アブダビ、遅くとも2018年までに廃水の100%再利用へ

2014年1月15日に現地で報じられたところによると、アブダビ首長国は2018年までにすべての廃水を処理して農業用水などとして再利用することを目指すという。

現在、廃水の再利用率は60%

アブダビ環境庁(EaD)水資源責任者のMohammed Dawoud氏によれば、現状ではアブダビ国内で発生する年間2万8400万m3の下水処理水のうち、60%が再び利用されているが、一方で残りの40%は海へ流され、環境に影響をおよぼすとともに貴重な資源を無駄にしているという。Dawoud氏は、この廃水を100%再利用するといった計画について次のように語った。「アブダビでは、2017年、遅くとも2018年までに、廃水処理水の100%利用を実現することを目指しています。アブダビが現在直面している大きな課題は、既存のインフラを、廃水を処理して再利用するための新たなインフラへと転換することです」

このインフラを実現する方法については、昨年、技術委員から提出された案が現在審議に付されている。
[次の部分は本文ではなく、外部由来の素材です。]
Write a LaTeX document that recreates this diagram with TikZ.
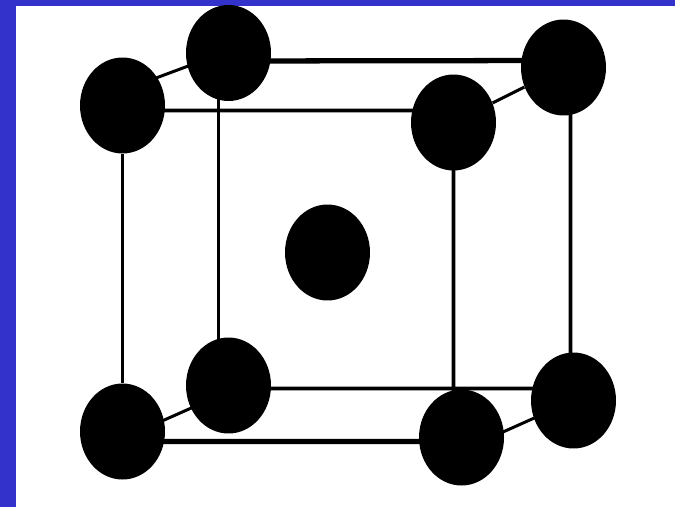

この技術委員会のメンバーは、アブダビ下水サービス公社(Abu Dhabi Sewerage Services Company) 、EaD、アブダビ水電力庁、各自治体、アブダビ食品管理庁の代表者らで構成されている。その提案は「インフラが必要な場所、必要なコスト、そしてプロジェクトに関する費用便益分析に」重点をおくものであるとDawoud氏は語る。

2012年から作物の栽培に処理水を利用するパイロットプロジェクトを運用

こうした下水再利用計画については現在、アブダビ下水サービス公社と食品管理庁、EaDが共同でパイロットプロジェクトを運用している。2012年の12月以降、アブダビ市から車で30分のアル・ナーダでは、飼料や果実を栽培するため、農家らは1日合計600万ガロンの廃水処理水を利用してきた。Dawoud氏は、ドバイで開催されたこの問題に関する2日間のカンファレンスにおいて「廃水処理水の利用を開始してからも、彼らは作物の栽培パターンを何ら変更しませんでした」と述べた。この処理水は、本来追加の処理をせずに使用できる安全な水ではあるものの、追加のフィルターを通したのちに農家に供給されるという。

逼迫する地下水、高コストの淡水化に比較して廃水の再生は有望な水資源
また、UAE周辺の農家は作物の栽培のための水を、地下水または脱塩処理で得られた飲料水に依存しているが、環境の専門家はこれらの水源の持続可能性に疑問を呈している。「現在、事態はかなり逼迫しています。過去の5~6年間で地下水の置かれた状況は極めて深刻なものとなってきました。もし複数の地域でこのまま地下水の利用を続けたなら、我々は深刻な問題に直面することでしょう」とDawoud氏は語る。「我々はまた淡水化技術にも依存していますが、これはコストが高い。一方、廃水処理水は比較的廉価であり、品質面も栄養面でも優れています。これらの点から、他の選択肢と比較して有望な資源だといえるでしょう」

廃水処理水を使用するコンセプトは、これまで世界的に見て社会から抵抗感を示されてきたが、このプロジェクトはアル・ナーダの農家たちには歓迎されたという。「この地域の人々は、自らの水資源が逼迫していることを理解しており、そのためにこのコンセプトを受け入れられるのです。アブダビにおける我々の経験から、彼らに対し明示すべき最も重要な点は、その処理水の水質が優れていること、労働者と彼ら自身の健康面に悪影響がないこと、そして彼らの土地には影響がない、土壌の生産性には悪影響がないことだと言えます」とDawoud氏は語った。